More Turmoil at the Congressional Research Service

02.09.06 | 2 min read | Text by Steven Aftergood

A long-simmering dispute over the role and character of the Congressional Research Service now threatens to boil over in the form of a clash between CRS management and CRS analyst Louis Fisher.

Fisher, a specialist in American government and separation of powers issues, is one of the superstars of the CRS, whose work is widely cited and universally respected by his academic colleagues.

He “is a national treasure, the foremost expert on the constitutional law of the presidency,” wrote George C. Edwards III, Distinguished Professor of Political Science at Texas A&M University in a letter to the Librarian of Congress last week. He “is widely regarded as the nation’s preeminent expert on the institutional powers of Congress and the presidency” according to Cornell W. Clayton of Washington State University.

Now Fisher, age 71, is in trouble at CRS for having expressed views critical of Bush Administration policy.

See “Expert on Congress’s Power Claims He Was Muzzled for Faulting Bush” by Yochi Dreazen, Wall Street Journal, February 9.

The roots of the dispute go back several years and derive from an unresolved disagreement about the proper function of the CRS, and the nature of analytical objectivity.

“We must all see to it that our ability to serve the Congress… is not compromised by even the appearance that we have our own agenda as an agency; that one or more of our analysts might be seen as so set in their personal views that they are no longer to be trusted to provide objective research and analysis; or that some have developed a reputation for supporting a position on an issue to the extent that CRS is rendered ‘suspect’ to those on the other side,” wrote CRS Director Daniel P. Mulhollan in a January 23, 2004 Director’s Statement.

That statement set off alarm bells among CRS analysts.

“No one disputes that our work must be non-partisan,” wrote Louis Fisher in a reply to Director Mulhollan at the time. “But if the front office puts the emphasis on neutrality, balance, and even-handedness, there is little room for careful, expert analysis.”

“Most of the criticism of our work that I am familiar with, from CRS staff and Congress, is that our reports are too diffuse and rambling, without theme, direction, or conclusion.

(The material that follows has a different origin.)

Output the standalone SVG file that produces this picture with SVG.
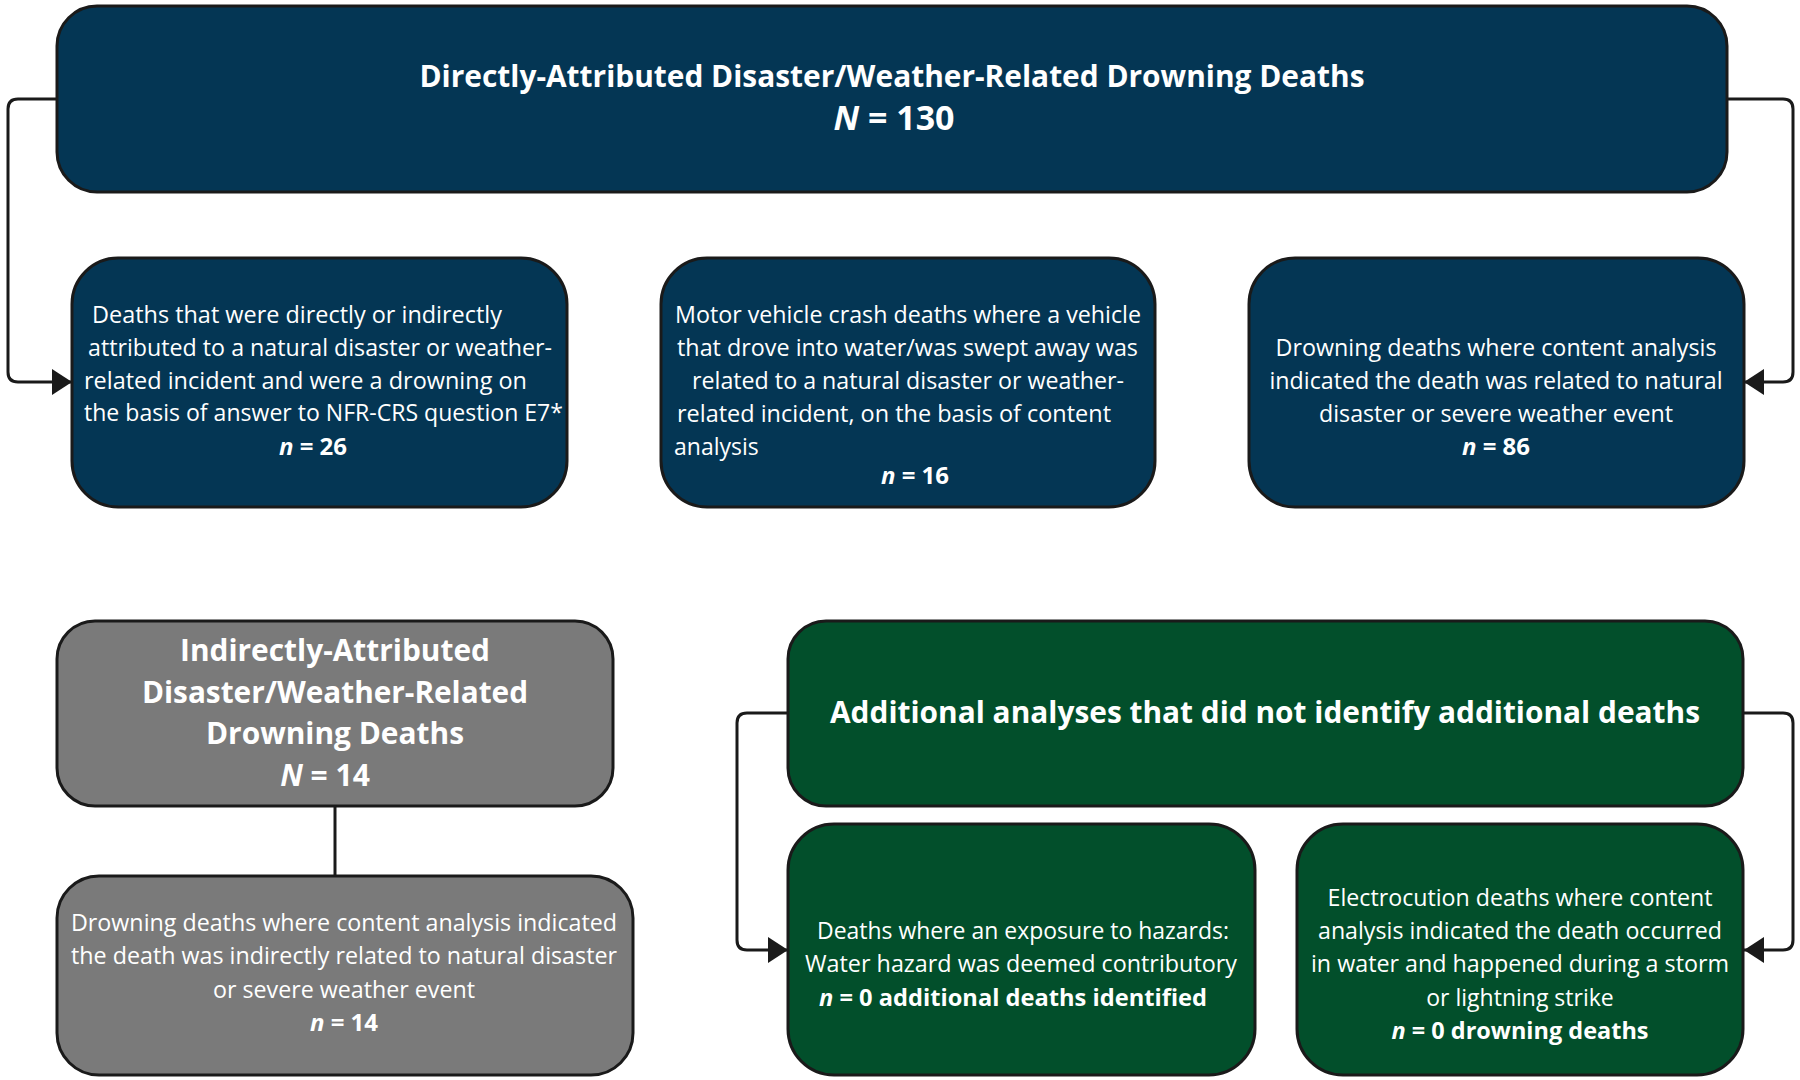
<svg xmlns="http://www.w3.org/2000/svg" width="1800" height="1080" viewBox="0 0 1800 1080">
<defs>
<marker id="arr" markerUnits="userSpaceOnUse" markerWidth="22" markerHeight="26" refX="20" refY="13" orient="auto">
<path d="M0,0 L20,13 L0,26 Z" fill="#1a1a1a"/>
</marker>
<style>
.box{stroke:#1a1a1a;stroke-width:3}
.navy{fill:#043654}
.green{fill:#024f2b}
.gray{fill:#7a7a7a}
.conn{fill:none;stroke:#1a1a1a;stroke-width:3}
text{font-family:"Open Sans","Liberation Sans",sans-serif;fill:#ffffff}
.t{font-size:23px}
.b{font-size:24px;font-weight:700}
.h{font-size:30px;font-weight:700}
.c{text-anchor:middle}
.i{font-style:italic}
</style>
</defs>
<rect width="1800" height="1080" fill="#ffffff"/>
<g id="connectors">
<path class="conn" d="M57,99 H18 Q8,99 8,109 V372 Q8,382 18,382 H72" marker-end="url(#arr)"/>
<path class="conn" d="M1727,99 H1783 Q1793,99 1793,109 V372 Q1793,382 1783,382 H1744" marker-end="url(#arr)"/>
<path class="conn" d="M788,713 H747 Q737,713 737,723 V940 Q737,950 747,950 H788" marker-end="url(#arr)"/>
<path class="conn" d="M1743,713 H1783 Q1793,713 1793,723 V940 Q1793,950 1783,950 H1744" marker-end="url(#arr)"/>
<path class="conn" d="M335,806 V876"/>
</g>
<g id="top">
<rect class="box navy" x="57" y="6" width="1670" height="186" rx="40"/>
<text class="h c" x="892" y="87" textLength="945" lengthAdjust="spacingAndGlyphs">Directly-Attributed Disaster/Weather-Related Drowning Deaths</text>
<text class="c" x="894" y="130" style="font-size:34px;font-weight:700"><tspan class="i">N</tspan> = 130</text>
</g>
<g id="boxA">
<rect class="box navy" x="72" y="258" width="495" height="249" rx="46"/>
<text class="t" x="92" y="323" textLength="410" lengthAdjust="spacingAndGlyphs">Deaths that were directly or indirectly</text>
<text class="t" x="88" y="356" textLength="464" lengthAdjust="spacingAndGlyphs">attributed to a natural disaster or weather-</text>
<text class="t" x="84" y="389" textLength="443" lengthAdjust="spacingAndGlyphs">related incident and were a drowning on</text>
<text class="t" x="84" y="421" textLength="479" lengthAdjust="spacingAndGlyphs">the basis of answer to NFR-CRS question E7*</text>
<text class="b c" x="313" y="455"><tspan class="i">n</tspan> = 26</text>
</g>
<g id="boxB">
<rect class="box navy" x="661" y="258" width="494" height="249" rx="46"/>
<text class="t" x="675" y="323" textLength="466" lengthAdjust="spacingAndGlyphs">Motor vehicle crash deaths where a vehicle</text>
<text class="t" x="677" y="356" textLength="461" lengthAdjust="spacingAndGlyphs">that drove into water/was swept away was</text>
<text class="t" x="692" y="389" textLength="432" lengthAdjust="spacingAndGlyphs">related to a natural disaster or weather-</text>
<text class="t" x="677" y="422" textLength="434" lengthAdjust="spacingAndGlyphs">related incident, on the basis of content</text>
<text class="t" x="674" y="455">analysis</text>
<text class="b c" x="915" y="484"><tspan class="i">n</tspan> = 16</text>
</g>
<g id="boxC">
<rect class="box navy" x="1249" y="258" width="495" height="249" rx="46"/>
<text class="t c" x="1496" y="356" textLength="441" lengthAdjust="spacingAndGlyphs">Drowning deaths where content analysis</text>
<text class="t c" x="1496" y="389" textLength="453" lengthAdjust="spacingAndGlyphs">indicated the death was related to natural</text>
<text class="t c" x="1496" y="422" textLength="354" lengthAdjust="spacingAndGlyphs">disaster or severe weather event</text>
<text class="b c" x="1496" y="455"><tspan class="i">n</tspan> = 86</text>
</g>
<g id="indirect">
<rect class="box gray" x="57" y="621" width="556" height="185" rx="38"/>
<text class="h c" x="335" y="661" textLength="310" lengthAdjust="spacingAndGlyphs">Indirectly-Attributed</text>
<text class="h c" x="335" y="703" textLength="386" lengthAdjust="spacingAndGlyphs">Disaster/Weather-Related</text>
<text class="h c" x="335" y="744" textLength="258" lengthAdjust="spacingAndGlyphs">Drowning Deaths</text>
<text class="h c" x="325" y="786"><tspan class="i">N</tspan> = 14</text>
</g>
<g id="indirectDetail">
<rect class="box gray" x="57" y="876" width="576" height="199" rx="42"/>
<text class="t c" x="344" y="931" textLength="546" lengthAdjust="spacingAndGlyphs">Drowning deaths where content analysis indicated</text>
<text class="t c" x="344" y="964" textLength="546" lengthAdjust="spacingAndGlyphs">the death was indirectly related to natural disaster</text>
<text class="t c" x="344" y="998" textLength="262" lengthAdjust="spacingAndGlyphs">or severe weather event</text>
<text class="b c" x="344" y="1031"><tspan class="i">n</tspan> = 14</text>
</g>
<g id="additional">
<rect class="box green" x="788" y="621" width="955" height="185" rx="38"/>
<text class="h c" x="1265" y="723" textLength="870" lengthAdjust="spacingAndGlyphs">Additional analyses that did not identify additional deaths</text>
</g>
<g id="boxD">
<rect class="box green" x="788" y="824" width="467" height="251" rx="46"/>
<text class="t c" x="1023" y="939" textLength="412" lengthAdjust="spacingAndGlyphs">Deaths where an exposure to hazards:</text>
<text class="t c" x="1021" y="972" textLength="432" lengthAdjust="spacingAndGlyphs">Water hazard was deemed contributory</text>
<text class="b c" x="1013" y="1006" textLength="388" lengthAdjust="spacingAndGlyphs"><tspan class="i">n</tspan> = 0  additional deaths identified</text>
</g>
<g id="boxE">
<rect class="box green" x="1297" y="824" width="446" height="251" rx="46"/>
<text class="t c" x="1520" y="906" textLength="385" lengthAdjust="spacingAndGlyphs">Electrocution deaths where content</text>
<text class="t c" x="1520" y="939" textLength="404" lengthAdjust="spacingAndGlyphs">analysis indicated the death occurred</text>
<text class="t c" x="1520" y="972" textLength="418" lengthAdjust="spacingAndGlyphs">in water and happened during a storm</text>
<text class="t c" x="1520" y="1006">or lightning strike</text>
<text class="b c" x="1520" y="1039" textLength="257" lengthAdjust="spacingAndGlyphs"><tspan class="i">n</tspan> = 0 drowning deaths</text>
</g>
</svg>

If lawmakers merely want background material to give them a starting point, a descriptive CRS product can be helpful. For deeper and more thoughtful analysis, Congress may decide it has to go elsewhere,” Fisher wrote in a January 31, 2004 memo on CRS Standards for Analysis.

The uncertain premise of the dispute is that Congress desires deep and thoughtful analysis. What complicates matters further is that in many cases, as they say on the Comedy Channel, “the facts are biased” against the Bush Administration.